What goes into the growing, harvesting and processing of pecans?

As Kootingal rolled into its third harvest in 2023, the season seems to be short. There are only some 200 days from bud break to harvest in a typical season.

Prior to bud break, nutrition such as molasses and liquid seaweed is applied to keep the microbiological activity as high as possible. The cover crop is sown to assist activity below ground and to manage the tree’s stress during the growing season. Technology plays a major part in orchard management of the trees as stress, ground water, photosynthesis, humidity, and ground temperature are all monitored in real time. This is a daily management activity, and adjustments are then made to maximise tree health.

Kootingal takes monthly leaf tests to check on trace element levels in the trees across each block. Nut development and fill occurs quickly in the new year. Watering in this period is crucial for so many aspects of pecan development, and then there’s harvest, which is a  4-6 week period as autumn arrives.

Harvesting is a mechanical process, with tree shakers and nut harvesters gathering the pecans.

The pecans are sized in the shed and then left in the barn to slowly air dry for a period to allow a continuation of natural processes. Patience is a premium as the low humidity, and steady warm winter breeze draws the moisture out of the pecans.

Once we are achieving consistent moisture test results we then process the pecans quickly, from crate to vacuum sealed bag and refrigeration. Visual quality, shape and taste are important for us to give to the consumer or purchaser to enable them to get the maximum result from using our pecans.

Kootingal pecans remain onsite until they are dispatched as part of orders for raw pecan, dry roasted or pecan butters. We do not blend our pecans with other growers. All our trees are individually named and numbered. Authenticity and traceability are critical for us in delivering Kootingal pecans to the end user or consumer.

Once the harvest finishes and is in the barn, we have a gap typically before we crack, and then we move to pruning about 20 per cent of the trees in the orchard. This stimulates fresh growth, brings the trees back to a manageable height, lifts yields in those areas pruned for several years.

Kootingal pecan has a wood chipper to chip  all the branches from the pruning into mulch. This section of the orchard is typically closed for 18 months letting microbiological activity break back down the wood chip into organic material. Then as we ship the harvest out to our customers, we repeat the cycle.

The Kootingal Pecan Company farm

Can you share a bit about the farm with us? How big is it? Why was the location chosen?

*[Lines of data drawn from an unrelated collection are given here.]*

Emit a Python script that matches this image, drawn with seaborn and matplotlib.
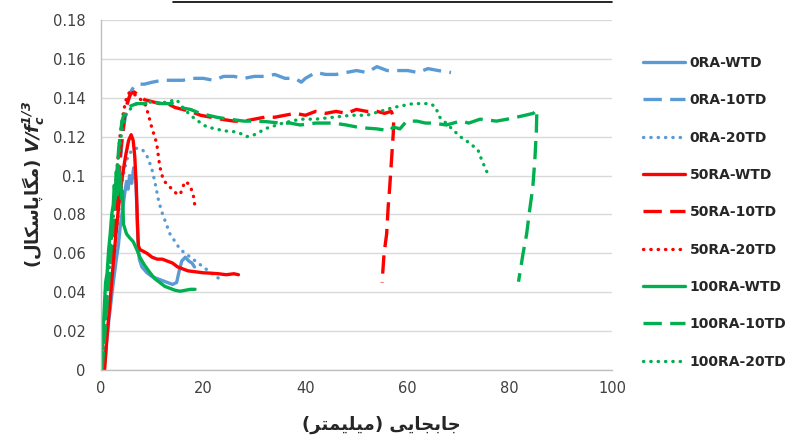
import matplotlib
matplotlib.use("Agg")
import matplotlib.pyplot as plt
from matplotlib.lines import Line2D
import seaborn as sns
import pandas as pd

# ---- measured curves: displacement (mm) vs normalised shear V/fc^(1/3) ----
ra0_wtd_x = [0.6, 1.0, 1.5, 2.0, 2.5, 3.0, 3.4, 3.8, 4.2, 4.6, 5.0, 5.3, 5.6, 6.0, 6.4, 6.8,
             7.0, 7.2, 7.5, 8.0, 9.0, 10.0, 11.0, 12.0, 13.0, 14.0, 14.8, 15.3, 15.8, 16.5,
             17.2, 17.8, 18.3]
ra0_wtd_y = [0.0, 0.012, 0.025, 0.036, 0.047, 0.057, 0.064, 0.075, 0.082, 0.090, 0.097, 0.093,
             0.100, 0.096, 0.104, 0.098, 0.085, 0.068, 0.057, 0.053, 0.050, 0.048, 0.047, 0.046,
             0.045, 0.044, 0.045, 0.051, 0.056, 0.058, 0.056, 0.055, 0.053]

ra0_10td_x = [0.4, 1.0, 1.8, 2.6, 3.4, 4.2, 5.0, 5.8, 6.5, 7.2, 8.5, 10, 12, 14, 16, 18, 20,
              22, 24, 26, 28, 30, 32, 34, 36, 38, 39.2, 40, 42, 44, 46, 48, 50, 52, 54, 56,
              58, 60, 62, 64, 66, 68.5]
ra0_10td_y = [0.0, 0.020, 0.045, 0.070, 0.095, 0.120, 0.135, 0.143, 0.146, 0.147, 0.147,
              0.148, 0.149, 0.149, 0.149, 0.150, 0.150, 0.149, 0.151, 0.151, 0.150, 0.151,
              0.151, 0.152, 0.150, 0.150, 0.148, 0.150, 0.153, 0.152, 0.152, 0.153, 0.154,
              0.153, 0.156, 0.154, 0.154, 0.154, 0.153, 0.155, 0.154, 0.153]

ra0_20td_x = [0.5, 1.2, 2.0, 2.8, 3.5, 4.2, 5.0, 5.8, 6.6, 7.4, 8.2, 9.0, 9.9, 10.6, 11.2,
              11.8, 12.5, 13.5, 14.5, 15.5, 16.5, 17.5, 18.5, 19.5, 20.5, 21.5, 22.5, 23.8]
ra0_20td_y = [0.0, 0.020, 0.042, 0.065, 0.082, 0.098, 0.108, 0.112, 0.114, 0.114, 0.113,
              0.110, 0.104, 0.096, 0.088, 0.082, 0.077, 0.070, 0.066, 0.062, 0.060, 0.058,
              0.056, 0.054, 0.052, 0.050, 0.048, 0.046]

ra50_wtd_x = [0.7, 1.2, 1.8, 2.4, 3.0, 3.6, 4.2, 4.8, 5.4, 5.9, 6.3, 6.6, 6.9, 7.1, 7.3, 7.6,
              8.3, 9.0, 10.0, 11.0, 12.0, 13.0, 14.0, 15.0, 16.0, 17.0, 18.5, 20.0, 21.5,
              23.0, 24.5, 26.0, 26.9]
ra50_wtd_y = [0.0, 0.018, 0.036, 0.055, 0.072, 0.088, 0.100, 0.110, 0.118, 0.121, 0.118,
              0.110, 0.095, 0.078, 0.064, 0.062, 0.061, 0.060, 0.058, 0.057, 0.057, 0.056,
              0.055, 0.053, 0.052, 0.051, 0.0505, 0.050, 0.0498, 0.0495, 0.049, 0.0495, 0.049]

ra50_10td_x = [0.3, 1.0, 1.8, 2.6, 3.3, 4.0, 4.6, 5.2, 5.8, 6.5, 7.5, 8.5, 10, 11.5, 13,
               14.5, 16, 17.5, 19.5, 21.5, 23.5, 26, 28, 30, 32, 34, 36, 38, 40, 42, 44,
               46, 48, 50, 52, 54, 55.5, 56.8, 57.3, 57.2, 56.9, 56.5, 56.2, 55.9, 55.4, 55.0]
ra50_10td_y = [0.0, 0.025, 0.050, 0.075, 0.097, 0.117, 0.130, 0.138, 0.142, 0.143, 0.141,
               0.139, 0.138, 0.137, 0.137, 0.135, 0.134, 0.133, 0.131, 0.130, 0.129, 0.128,
               0.128, 0.129, 0.130, 0.130, 0.131, 0.132, 0.131, 0.133, 0.132, 0.133, 0.132,
               0.134, 0.133, 0.133, 0.132, 0.133, 0.130, 0.122, 0.110, 0.094, 0.084, 0.070,
               0.060, 0.045]

ra50_20td_x = [0.2, 0.8, 1.5, 2.2, 3.0, 3.7, 4.4, 5.0, 5.6, 6.3, 7.0, 7.8, 8.6, 9.2, 9.9,
               10.5, 10.9, 11.5, 12.2, 13.1, 14.1, 15.0, 15.6, 16.4, 17.0, 17.6, 18.1, 18.4]
ra50_20td_y = [0.0, 0.025, 0.050, 0.075, 0.100, 0.120, 0.133, 0.140, 0.143, 0.142, 0.141,
               0.139, 0.137, 0.132, 0.125, 0.120, 0.1166, 0.1046, 0.0977, 0.095, 0.0926,
               0.090, 0.091, 0.0969, 0.096, 0.0936, 0.0892, 0.084]

ra100_wtd_x = [0.0, 0.3, 0.6, 0.9, 1.2, 1.5, 1.8, 2.1, 2.4, 2.6, 2.8, 3.0, 3.2, 3.4, 3.6,
               3.8, 4.0, 4.2, 4.4, 5.0, 5.6, 6.3, 7.0, 7.6, 8.5, 9.6, 10.5, 11.5, 12.5,
               13.5, 14.5, 15.5, 16.5, 17.5, 18.4]
ra100_wtd_y = [0.0, 0.015, 0.030, 0.045, 0.050, 0.062, 0.070, 0.080, 0.085, 0.095, 0.088,
               0.102, 0.090, 0.105, 0.095, 0.100, 0.088, 0.092, 0.075, 0.070, 0.068, 0.066,
               0.062, 0.058, 0.054, 0.050, 0.047, 0.045, 0.043, 0.042, 0.041, 0.0405, 0.041,
               0.0415, 0.0415]

ra100_10td_x = [0.2, 0.8, 1.5, 2.2, 2.9, 3.5, 4.1, 4.7, 5.3, 6.0, 7.0, 8.5, 10, 12, 14,
                15.5, 17.5, 19.4, 21, 22.6, 25, 28, 30, 32.4, 35, 37, 39, 42, 45.5, 48, 50,
                52, 54, 56.5, 57.2, 58.5, 59.8, 61.8, 63.5, 65, 67.6, 70.3, 72, 74.2, 77.4,
                79.5, 81.3, 83, 84.6, 85.3, 85.2, 84.9, 84.5, 83.8, 83.3, 82.6, 81.7]
ra100_10td_y = [0.0, 0.020, 0.045, 0.070, 0.095, 0.115, 0.128, 0.133, 0.135, 0.136, 0.137,
                0.137, 0.138, 0.137, 0.137, 0.135, 0.134, 0.132, 0.131, 0.130, 0.129, 0.128,
                0.128, 0.1277, 0.127, 0.127, 0.126, 0.127, 0.127, 0.126, 0.125, 0.1244,
                0.124, 0.123, 0.125, 0.124, 0.128, 0.128, 0.127, 0.127, 0.126, 0.128, 0.127,
                0.129, 0.128, 0.129, 0.130, 0.131, 0.132, 0.134, 0.123, 0.108, 0.094,
                0.0806, 0.070, 0.060, 0.0454]

ra100_20td_x = [0.1, 0.7, 1.4, 2.1, 2.8, 3.5, 4.2, 5.0, 6.0, 7.0, 8.5, 10, 11.5, 13, 14.8,
                16, 17.5, 19, 20.7, 22.5, 24, 25.9, 27, 28.5, 30, 32.4, 35.6, 39, 42, 45.5,
                49, 52, 54.6, 57.2, 59.1, 61.1, 63, 64.4, 65.4, 66.3, 68.3, 70.3, 72.2, 73.8,
                74.5, 75.5]
ra100_20td_y = [0.0, 0.020, 0.045, 0.070, 0.092, 0.112, 0.125, 0.132, 0.135, 0.137, 0.137,
                0.138, 0.137, 0.138, 0.139, 0.135, 0.131, 0.128, 0.125, 0.124, 0.123, 0.1226,
                0.122, 0.120, 0.121, 0.1243, 0.127, 0.129, 0.129, 0.130, 0.131, 0.131, 0.133,
                0.135, 0.136, 0.137, 0.137, 0.137, 0.1355, 0.130, 0.125, 0.120, 0.1166,
                0.113, 0.108, 0.102]

series_names = ["0RA-WTD", "0RA-10TD", "0RA-20TD",
                "50RA-WTD", "50RA-10TD", "50RA-20TD",
                "100RA-WTD", "100RA-10TD", "100RA-20TD"]
series_x = [ra0_wtd_x, ra0_10td_x, ra0_20td_x,
            ra50_wtd_x, ra50_10td_x, ra50_20td_x,
            ra100_wtd_x, ra100_10td_x, ra100_20td_x]
series_y = [ra0_wtd_y, ra0_10td_y, ra0_20td_y,
            ra50_wtd_y, ra50_10td_y, ra50_20td_y,
            ra100_wtd_y, ra100_10td_y, ra100_20td_y]

x_ticks = [0, 20, 40, 60, 80, 100]
y_ticks = [0, 0.02, 0.04, 0.06, 0.08, 0.1, 0.12, 0.14, 0.16, 0.18]
y_tick_labels = ["0", "0.02", "0.04", "0.06", "0.08", "0.1", "0.12", "0.14", "0.16", "0.18"]

# ---- minimal Persian shaping (presentation forms, visual order) ----
FORMS = {  # isolated, final, initial, medial
    "ا": ("\uFE8D", "\uFE8E", None, None),
    "ب": ("\uFE8F", "\uFE90", "\uFE91", "\uFE92"),
    "پ": ("\uFB56", "\uFB57", "\uFB58", "\uFB59"),
    "ت": ("\uFE95", "\uFE96", "\uFE97", "\uFE98"),
    "ج": ("\uFE9D", "\uFE9E", "\uFE9F", "\uFEA0"),
    "ر": ("\uFEAD", "\uFEAE", None, None),
    "س": ("\uFEB1", "\uFEB2", "\uFEB3", "\uFEB4"),
    "ک": ("\uFB8E", "\uFB8F", "\uFB90", "\uFB91"),
    "گ": ("\uFB92", "\uFB93", "\uFB94", "\uFB95"),
    "ل": ("\uFEDD", "\uFEDE", "\uFEDF", "\uFEE0"),
    "م": ("\uFEE1", "\uFEE2", "\uFEE3", "\uFEE4"),
    "ی": ("\uFBFC", "\uFBFD", "\uFBFE", "\uFBFF"),
}


def shape_word(word):
    glyphs = []
    for i, ch in enumerate(word):
        prev = word[i - 1] if i > 0 else None
        nxt = word[i + 1] if i + 1 < len(word) else None
        iso, fin, ini, med = FORMS[ch]
        join_prev = prev in FORMS and FORMS[prev][2] is not None
        join_next = nxt in FORMS and ini is not None
        if join_prev and join_next:
            g = med
        elif join_prev:
            g = fin
        elif join_next:
            g = ini
        else:
            g = iso
        glyphs.append(g)
    return "".join(reversed(glyphs))


x_label_text = "(" + shape_word("میلیمتر") + ") " + shape_word("جابجایی")
y_label_text = "(" + shape_word("مگاپاسکال") + ") " + r"$\mathbfit{V/f_c^{1/3}}$"

# ---- styling ----
sns.set_style("white")
plt.rcParams["font.family"] = ["DejaVu Sans"]
plt.rcParams["mathtext.fontset"] = "dejavusans"

blue, red, green = "#5B9BD5", "#FF0000", "#00B050"
colors = [blue, blue, blue, red, red, red, green, green, green]
dash = (0, (5.5, 2.5))
dot = (0, (0.1, 2.1))
styles = ["-", dash, dot] * 3

fig = plt.figure(figsize=(7.89, 4.42), dpi=100)
ax = fig.add_axes([101 / 789, 1 - 370 / 442, 511 / 789, 350 / 442])

for name, xs, ys, c, ls in zip(series_names, series_x, series_y, colors, styles):
    df = pd.DataFrame({"disp": xs, "shear": ys})
    sns.lineplot(data=df, x="disp", y="shear", sort=False, estimator=None, ax=ax,
                 color=c, linestyle=ls, linewidth=2.4, label=name,
                 dash_capstyle="round" if ls is dot else "butt")

ax.set_xlim(0, 100)
ax.set_ylim(0, 0.18)
ax.set_xticks(x_ticks)
ax.set_yticks(y_ticks)
ax.set_yticklabels(y_tick_labels)
ax.set_xlabel("")
ax.set_ylabel("")
ax.grid(axis="y", color="#D9D9D9", linewidth=1.0)
ax.grid(axis="x", visible=False)
ax.set_axisbelow(True)
for side in ["top", "right"]:
    ax.spines[side].set_visible(False)
for side in ["left", "bottom"]:
    ax.spines[side].set_color("#BFBFBF")
    ax.spines[side].set_linewidth(1.0)
ax.tick_params(axis="both", length=0, labelsize=10.5, labelcolor="#404040")
ax.tick_params(axis="y", pad=11)
ax.tick_params(axis="x", pad=8)

handles, labels = ax.get_legend_handles_labels()
ax.get_legend().remove()
fig.legend(handles, labels, loc="upper left", bbox_to_anchor=(643 / 789, 1 - 56 / 442),
           frameon=False, borderpad=0, borderaxespad=0, handlelength=3.0,
           handletextpad=0.35, labelspacing=1.68, prop={"weight": "bold", "size": 10})

fig.text(381 / 789, 1 - 425 / 442, x_label_text, ha="center", va="center",
         fontsize=13, fontweight="bold", color="#262626")
fig.text(33 / 789, 1 - 184 / 442, y_label_text, ha="center", va="center", rotation=90,
         fontsize=13, fontweight="bold", color="#262626")

fig.add_artist(Line2D([173 / 789, 612 / 789], [1 - 2 / 442, 1 - 2 / 442],
                      color="black", linewidth=1.2))

fig.savefig("out.png", dpi=100)
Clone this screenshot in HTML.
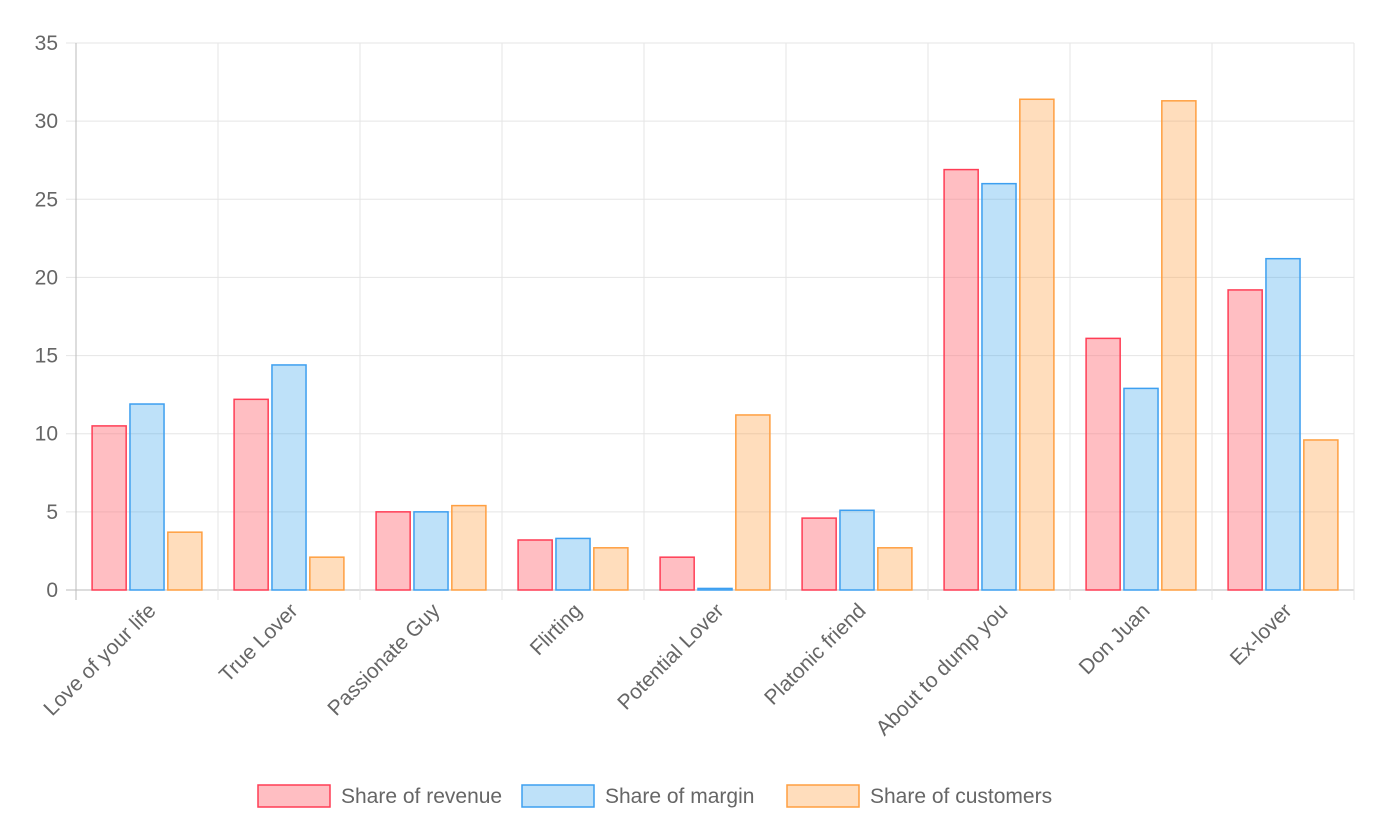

Kootingal Pecan orchard consists of some 1500 trees on about 9 hectares of river flats. The decision to plant pecans in the late 1990s came from reading a magazine article and the realisation that the farm may be suitable for growing pecans.
The trees do well on these river flats. Growth is vigorous and a good yield has historically been achieved.

How large does a typical harvest look? Do you know roughly how many pecans that equates to?

A typical harvest is between 25-35 tonnes of pecans in shell. It takes about six weeks to complete the harvest. We never get a straight run with the weather, and when it rains it is about a three-day wait before the machines can return to the orchard floor.

Have you noticed pecans experiencing growing popularity in Australia over the years? Or have they long been a staple? What other evolution shave you noticed they’ve undergone?

Great question! The family purchased the farm in April 2022, but we had never farmed pecans before so this is a great learning experience with no pre-conceptions on how to do things.

There is a general growth in consumer demand for nuts as consumers switch from meat-based to vegetable-based proteins. This change – or reversal in diet – means the outlook for pecans and other nuts is healthy.

Pecans are just part of the diversity of the nuts produced in Australia and are part of a mixed diet in flavours and tastes.